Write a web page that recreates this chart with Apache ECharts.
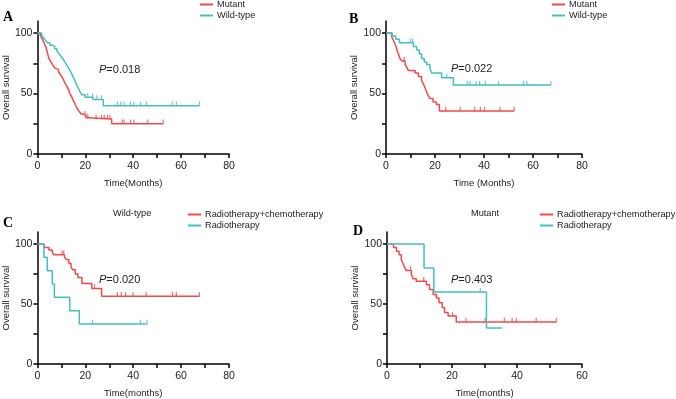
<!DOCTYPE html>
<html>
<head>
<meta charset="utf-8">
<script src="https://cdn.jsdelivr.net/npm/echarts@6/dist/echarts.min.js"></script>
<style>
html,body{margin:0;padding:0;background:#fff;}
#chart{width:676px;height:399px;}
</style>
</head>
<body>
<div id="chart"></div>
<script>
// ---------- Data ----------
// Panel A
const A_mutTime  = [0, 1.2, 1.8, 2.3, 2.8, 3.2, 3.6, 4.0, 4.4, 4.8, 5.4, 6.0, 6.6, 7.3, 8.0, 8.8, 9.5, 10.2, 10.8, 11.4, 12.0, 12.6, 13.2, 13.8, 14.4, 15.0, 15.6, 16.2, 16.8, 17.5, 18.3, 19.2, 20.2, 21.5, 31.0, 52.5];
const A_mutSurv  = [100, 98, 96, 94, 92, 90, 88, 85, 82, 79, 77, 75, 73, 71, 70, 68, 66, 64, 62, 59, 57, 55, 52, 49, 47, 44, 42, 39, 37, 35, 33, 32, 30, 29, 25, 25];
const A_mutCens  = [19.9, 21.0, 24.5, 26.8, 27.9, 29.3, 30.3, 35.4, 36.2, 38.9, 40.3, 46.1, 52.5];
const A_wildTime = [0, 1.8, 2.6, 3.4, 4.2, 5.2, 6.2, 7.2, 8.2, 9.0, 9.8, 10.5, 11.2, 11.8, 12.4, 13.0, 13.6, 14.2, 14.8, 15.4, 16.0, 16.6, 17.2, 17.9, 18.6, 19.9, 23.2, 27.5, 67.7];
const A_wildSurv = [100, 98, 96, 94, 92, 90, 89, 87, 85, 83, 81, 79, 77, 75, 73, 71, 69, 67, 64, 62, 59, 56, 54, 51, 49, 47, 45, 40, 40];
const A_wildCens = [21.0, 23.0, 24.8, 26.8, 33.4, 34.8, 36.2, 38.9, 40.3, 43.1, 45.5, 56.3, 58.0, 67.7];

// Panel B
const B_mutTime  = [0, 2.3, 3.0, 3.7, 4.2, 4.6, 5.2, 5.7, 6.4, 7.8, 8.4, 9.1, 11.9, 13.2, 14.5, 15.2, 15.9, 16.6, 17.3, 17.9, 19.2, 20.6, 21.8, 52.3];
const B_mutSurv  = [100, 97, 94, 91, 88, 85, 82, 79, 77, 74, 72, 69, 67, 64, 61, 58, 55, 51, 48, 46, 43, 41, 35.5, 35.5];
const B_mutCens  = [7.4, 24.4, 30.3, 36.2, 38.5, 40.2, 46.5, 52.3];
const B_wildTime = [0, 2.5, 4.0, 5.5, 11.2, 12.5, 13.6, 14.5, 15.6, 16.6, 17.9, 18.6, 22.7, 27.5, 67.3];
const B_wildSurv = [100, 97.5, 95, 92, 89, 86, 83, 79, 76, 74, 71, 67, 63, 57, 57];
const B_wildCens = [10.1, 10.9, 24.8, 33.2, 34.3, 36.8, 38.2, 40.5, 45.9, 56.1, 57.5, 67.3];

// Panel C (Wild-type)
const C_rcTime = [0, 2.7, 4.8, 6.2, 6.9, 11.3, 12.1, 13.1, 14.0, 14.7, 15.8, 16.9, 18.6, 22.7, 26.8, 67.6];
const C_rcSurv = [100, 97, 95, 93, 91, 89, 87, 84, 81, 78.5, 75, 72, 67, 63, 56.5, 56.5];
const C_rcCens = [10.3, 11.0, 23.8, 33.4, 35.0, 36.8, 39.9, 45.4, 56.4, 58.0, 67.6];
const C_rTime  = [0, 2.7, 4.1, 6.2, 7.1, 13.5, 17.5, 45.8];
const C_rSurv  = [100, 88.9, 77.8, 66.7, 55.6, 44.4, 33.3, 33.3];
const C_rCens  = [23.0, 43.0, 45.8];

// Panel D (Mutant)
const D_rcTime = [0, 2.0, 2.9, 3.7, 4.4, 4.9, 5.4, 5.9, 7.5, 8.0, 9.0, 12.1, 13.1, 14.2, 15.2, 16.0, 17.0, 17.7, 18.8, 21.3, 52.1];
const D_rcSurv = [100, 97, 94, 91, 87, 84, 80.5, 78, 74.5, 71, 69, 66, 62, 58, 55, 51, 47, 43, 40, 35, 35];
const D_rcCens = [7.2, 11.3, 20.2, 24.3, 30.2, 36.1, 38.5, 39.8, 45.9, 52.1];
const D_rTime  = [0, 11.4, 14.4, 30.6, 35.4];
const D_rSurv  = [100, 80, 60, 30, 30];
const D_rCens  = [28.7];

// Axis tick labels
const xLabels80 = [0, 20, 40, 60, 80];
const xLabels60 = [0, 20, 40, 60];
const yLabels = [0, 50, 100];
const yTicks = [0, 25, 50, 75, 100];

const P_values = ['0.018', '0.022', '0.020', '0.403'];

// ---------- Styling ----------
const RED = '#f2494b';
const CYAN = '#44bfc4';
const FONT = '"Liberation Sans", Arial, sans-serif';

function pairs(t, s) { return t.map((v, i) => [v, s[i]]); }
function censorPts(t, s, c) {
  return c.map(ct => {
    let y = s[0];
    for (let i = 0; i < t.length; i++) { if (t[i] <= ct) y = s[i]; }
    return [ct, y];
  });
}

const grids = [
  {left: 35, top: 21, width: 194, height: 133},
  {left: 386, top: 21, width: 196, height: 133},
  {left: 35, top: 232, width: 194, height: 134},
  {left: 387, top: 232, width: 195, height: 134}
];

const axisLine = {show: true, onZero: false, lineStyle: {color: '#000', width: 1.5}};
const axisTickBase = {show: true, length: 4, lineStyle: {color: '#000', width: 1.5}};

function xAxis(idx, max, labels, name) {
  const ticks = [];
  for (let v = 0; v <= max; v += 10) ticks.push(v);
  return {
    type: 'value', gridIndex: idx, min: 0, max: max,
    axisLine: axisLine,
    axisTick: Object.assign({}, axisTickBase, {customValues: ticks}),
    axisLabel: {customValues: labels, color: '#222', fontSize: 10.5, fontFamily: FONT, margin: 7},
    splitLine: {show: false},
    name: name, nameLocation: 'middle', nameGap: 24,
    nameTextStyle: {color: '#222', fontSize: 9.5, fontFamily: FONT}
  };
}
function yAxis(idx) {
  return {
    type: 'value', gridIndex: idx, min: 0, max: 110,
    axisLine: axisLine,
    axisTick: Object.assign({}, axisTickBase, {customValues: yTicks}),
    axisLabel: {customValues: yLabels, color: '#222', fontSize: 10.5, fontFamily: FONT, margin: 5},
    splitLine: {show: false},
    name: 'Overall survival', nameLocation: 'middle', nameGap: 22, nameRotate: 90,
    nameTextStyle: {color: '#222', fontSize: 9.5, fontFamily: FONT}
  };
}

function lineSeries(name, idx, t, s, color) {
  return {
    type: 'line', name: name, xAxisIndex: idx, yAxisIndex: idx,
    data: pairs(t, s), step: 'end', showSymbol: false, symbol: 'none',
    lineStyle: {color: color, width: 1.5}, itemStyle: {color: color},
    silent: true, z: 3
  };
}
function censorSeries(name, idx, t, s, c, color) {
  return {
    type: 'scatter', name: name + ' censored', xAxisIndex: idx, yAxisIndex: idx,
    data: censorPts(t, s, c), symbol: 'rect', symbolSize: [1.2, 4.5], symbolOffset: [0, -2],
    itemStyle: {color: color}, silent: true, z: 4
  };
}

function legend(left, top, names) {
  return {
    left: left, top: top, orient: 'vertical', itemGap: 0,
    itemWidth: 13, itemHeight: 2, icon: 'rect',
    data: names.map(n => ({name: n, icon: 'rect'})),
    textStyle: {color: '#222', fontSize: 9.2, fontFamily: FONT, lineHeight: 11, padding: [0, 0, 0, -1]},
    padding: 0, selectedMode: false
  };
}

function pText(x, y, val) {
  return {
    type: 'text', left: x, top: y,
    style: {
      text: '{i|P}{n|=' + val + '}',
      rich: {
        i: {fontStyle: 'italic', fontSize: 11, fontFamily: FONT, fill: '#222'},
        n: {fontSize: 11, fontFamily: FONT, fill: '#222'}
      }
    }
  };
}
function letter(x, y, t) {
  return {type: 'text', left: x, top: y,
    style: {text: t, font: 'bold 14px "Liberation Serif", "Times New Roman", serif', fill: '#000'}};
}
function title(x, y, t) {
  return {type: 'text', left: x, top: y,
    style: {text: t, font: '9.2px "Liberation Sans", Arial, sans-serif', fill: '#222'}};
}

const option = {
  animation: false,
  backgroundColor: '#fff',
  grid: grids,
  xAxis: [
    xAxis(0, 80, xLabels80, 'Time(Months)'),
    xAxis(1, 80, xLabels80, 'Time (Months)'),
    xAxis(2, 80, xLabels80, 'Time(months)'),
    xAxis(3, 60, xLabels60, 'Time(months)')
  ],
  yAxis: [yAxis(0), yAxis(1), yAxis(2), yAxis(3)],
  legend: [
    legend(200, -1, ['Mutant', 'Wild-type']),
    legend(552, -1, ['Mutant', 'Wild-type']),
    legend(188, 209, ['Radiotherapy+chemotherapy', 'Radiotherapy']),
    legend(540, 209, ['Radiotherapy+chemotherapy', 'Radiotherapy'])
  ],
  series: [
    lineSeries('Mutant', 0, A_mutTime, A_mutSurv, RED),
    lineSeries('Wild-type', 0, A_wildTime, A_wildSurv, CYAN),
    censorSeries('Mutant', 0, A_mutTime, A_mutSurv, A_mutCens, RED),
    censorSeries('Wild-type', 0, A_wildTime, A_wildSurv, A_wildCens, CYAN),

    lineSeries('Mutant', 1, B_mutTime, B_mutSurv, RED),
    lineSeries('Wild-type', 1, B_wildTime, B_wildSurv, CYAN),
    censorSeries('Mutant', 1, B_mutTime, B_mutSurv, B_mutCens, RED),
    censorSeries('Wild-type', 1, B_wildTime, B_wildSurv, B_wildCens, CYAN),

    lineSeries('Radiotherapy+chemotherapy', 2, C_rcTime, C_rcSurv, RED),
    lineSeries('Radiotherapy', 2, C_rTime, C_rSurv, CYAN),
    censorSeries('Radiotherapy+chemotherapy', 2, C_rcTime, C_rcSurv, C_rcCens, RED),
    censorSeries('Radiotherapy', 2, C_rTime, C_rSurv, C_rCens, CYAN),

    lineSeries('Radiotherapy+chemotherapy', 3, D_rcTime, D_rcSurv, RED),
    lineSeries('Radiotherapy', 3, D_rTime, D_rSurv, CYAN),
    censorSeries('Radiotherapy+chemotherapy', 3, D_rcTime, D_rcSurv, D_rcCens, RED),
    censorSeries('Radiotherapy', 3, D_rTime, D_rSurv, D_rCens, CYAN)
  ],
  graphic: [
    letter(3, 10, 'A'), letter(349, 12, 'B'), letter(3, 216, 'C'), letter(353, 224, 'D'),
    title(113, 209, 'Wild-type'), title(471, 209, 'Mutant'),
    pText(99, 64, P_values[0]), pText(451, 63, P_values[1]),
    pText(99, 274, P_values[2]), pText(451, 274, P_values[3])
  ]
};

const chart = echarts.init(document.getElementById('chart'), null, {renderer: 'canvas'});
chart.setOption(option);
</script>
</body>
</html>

Given task |
Without the pictures, return the listing above from its first line through the line that has "56.1, 57.5, 67.3];".

Solution to the exercise |
Write a web page that recreates this chart with Apache ECharts.
<!DOCTYPE html>
<html>
<head>
<meta charset="utf-8">
<script src="https://cdn.jsdelivr.net/npm/echarts@6/dist/echarts.min.js"></script>
<style>
html,body{margin:0;padding:0;background:#fff;}
#chart{width:676px;height:399px;}
</style>
</head>
<body>
<div id="chart"></div>
<script>
// ---------- Data ----------
// Panel A
const A_mutTime  = [0, 1.2, 1.8, 2.3, 2.8, 3.2, 3.6, 4.0, 4.4, 4.8, 5.4, 6.0, 6.6, 7.3, 8.0, 8.8, 9.5, 10.2, 10.8, 11.4, 12.0, 12.6, 13.2, 13.8, 14.4, 15.0, 15.6, 16.2, 16.8, 17.5, 18.3, 19.2, 20.2, 21.5, 31.0, 52.5];
const A_mutSurv  = [100, 98, 96, 94, 92, 90, 88, 85, 82, 79, 77, 75, 73, 71, 70, 68, 66, 64, 62, 59, 57, 55, 52, 49, 47, 44, 42, 39, 37, 35, 33, 32, 30, 29, 25, 25];
const A_mutCens  = [19.9, 21.0, 24.5, 26.8, 27.9, 29.3, 30.3, 35.4, 36.2, 38.9, 40.3, 46.1, 52.5];
const A_wildTime = [0, 1.8, 2.6, 3.4, 4.2, 5.2, 6.2, 7.2, 8.2, 9.0, 9.8, 10.5, 11.2, 11.8, 12.4, 13.0, 13.6, 14.2, 14.8, 15.4, 16.0, 16.6, 17.2, 17.9, 18.6, 19.9, 23.2, 27.5, 67.7];
const A_wildSurv = [100, 98, 96, 94, 92, 90, 89, 87, 85, 83, 81, 79, 77, 75, 73, 71, 69, 67, 64, 62, 59, 56, 54, 51, 49, 47, 45, 40, 40];
const A_wildCens = [21.0, 23.0, 24.8, 26.8, 33.4, 34.8, 36.2, 38.9, 40.3, 43.1, 45.5, 56.3, 58.0, 67.7];

// Panel B
const B_mutTime  = [0, 2.3, 3.0, 3.7, 4.2, 4.6, 5.2, 5.7, 6.4, 7.8, 8.4, 9.1, 11.9, 13.2, 14.5, 15.2, 15.9, 16.6, 17.3, 17.9, 19.2, 20.6, 21.8, 52.3];
const B_mutSurv  = [100, 97, 94, 91, 88, 85, 82, 79, 77, 74, 72, 69, 67, 64, 61, 58, 55, 51, 48, 46, 43, 41, 35.5, 35.5];
const B_mutCens  = [7.4, 24.4, 30.3, 36.2, 38.5, 40.2, 46.5, 52.3];
const B_wildTime = [0, 2.5, 4.0, 5.5, 11.2, 12.5, 13.6, 14.5, 15.6, 16.6, 17.9, 18.6, 22.7, 27.5, 67.3];
const B_wildSurv = [100, 97.5, 95, 92, 89, 86, 83, 79, 76, 74, 71, 67, 63, 57, 57];
const B_wildCens = [10.1, 10.9, 24.8, 33.2, 34.3, 36.8, 38.2, 40.5, 45.9, 56.1, 57.5, 67.3];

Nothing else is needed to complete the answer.